Ausstellungen und Räume ( z.B.: "Sei dabei", "Malerei 2000", "Makroville", Ringclub in Düsseldorf, Friesenwall 120 in Köln, Poster Studio in London, Four Walls in Brooklyn), eigene Fanzines (Dank und Neid aus Hamburg, ANYP aus München und Berlin, GWARRT aus Stuttgart, Artfan aus Wien), Ausschreibung eigener Preise (Sammlung Brinkmann, Düsseldorf), Nutzung der Möglichkeiten von Kommunikationstechnologien/ Mailboxen (u.a. das Netzwerk THE THING, New York, Düsseldorf, Köln, Hamburg), Diskursthemen Gentechnologie und Gender (Minimal Club in München und Berlin, Büro Bert ehem. Düsseldorf), Informationsdienst (ein Archiv zeitgenössischer Künstlerinnen in Stuttgart), die Verbindung Medien/ Film/ Musik (Botschaft e.V.Berlin), die Organisation gegen verkrustete Akademiestrukturen (Freie Klasse Berlin, Asta der Akademie Düsseldorf in den Semestern 92 / 93), die Zusammenarbeit von Bands, Künstlern und Textproduzenten mit politischen Gruppierungen und Antifas (Wohlfartsausschüsse in München, Berlin, Hamburg, Köln und Düsseldorf), eigene Kneipen und Treffpunkte (Frisör und Kumpelnest 3000 in Berlin, WP8 in Düsseldorf, Pudelsclub und Daniela Bar in Hamburg und Artclub in Wien).

Diese Organisationen sind häufig miteinander vernetzt und haben sich gemeinsam zu verschiedenen Anlässen präsentiert.

Die Aufmerksamkeit derjenigen, die überall eine neue Bewegung/ Richtung vermuten, ohne die spezifischen Inhalte und Dringlichkeiten zu begreifen, ist bekannt, aber es ist immer noch merkwürdig, wie schnell dies als neuer "Trend" der gegenseitigen Einladungen und Vorträge, der Infobörsen und Archive und der demonstrierten Transparenz von Kuratoren, Galerien und krägen Institutionsleitern in den üblichen Rahmen übernommen wird. Die Presse rezipierte zum Beispiel das Rahmenprogramm der Unfair 92 wesentlich lebhafter als Unfair und Artfair zusammen (weshalb es 1993 kein Rahmenprogramm mehr gab,1994 Artfair die Unfair endgültig einkauft hat?).

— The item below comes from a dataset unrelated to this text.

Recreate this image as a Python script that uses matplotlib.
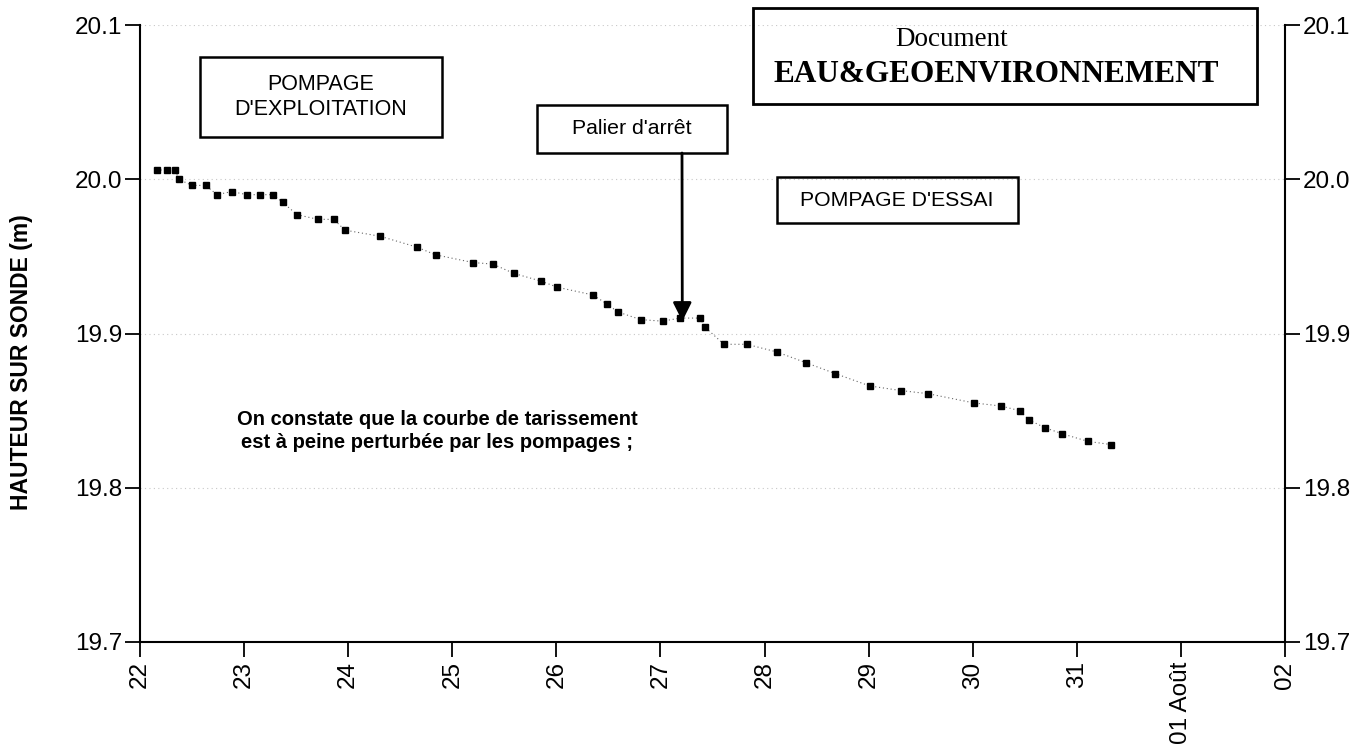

Aus diesen Einladungen und Präsentationen zog das Fanzine DANK die Konsequenz und gründete INTERNETT, ein Zusammenschluß von Künstlern, die ihre Tätigkeit in Angebotsform auf eigene ökonomische Bertriebsbasis stellen. INTERNETT will in der Wohnung, im Aussenraum und in Institutionen bezahlte Arbeit liefern und damit Bedürfnisse, Fragen und Projektionen direkt von Kunden erfahren. Andere Gruppierungen erweitern ihre Ausstellungspraxis in urbanen Zusammenhängen und politischen Themen und gestalten zunächst mehr und mehr die mediale Öffentlichkeit.

Deswegen ist gerade diese Situation - Opposition, eingekauft und nachgeahmt werden - eine Chance, wenn man sich bewußt wird, wie die Strukturen funktionieren und wer von wem profitiert. Auch das könnte ein grundsätzliches Überdenken des Selbstverständnisses und eine Verschiebung der Bewertungskriterien nach sich ziehen - was will ich davon haben, für was will ich mich einsetzen. Dabei hängt eine etwaige Vereinnahmung davon ab, wie renitent der eigene Kunstbegriff ist, wie sozial seine Umgangsform, wie notwendig sein Gebrauch und wie glaubwürdig seine Überprüfbarkeit.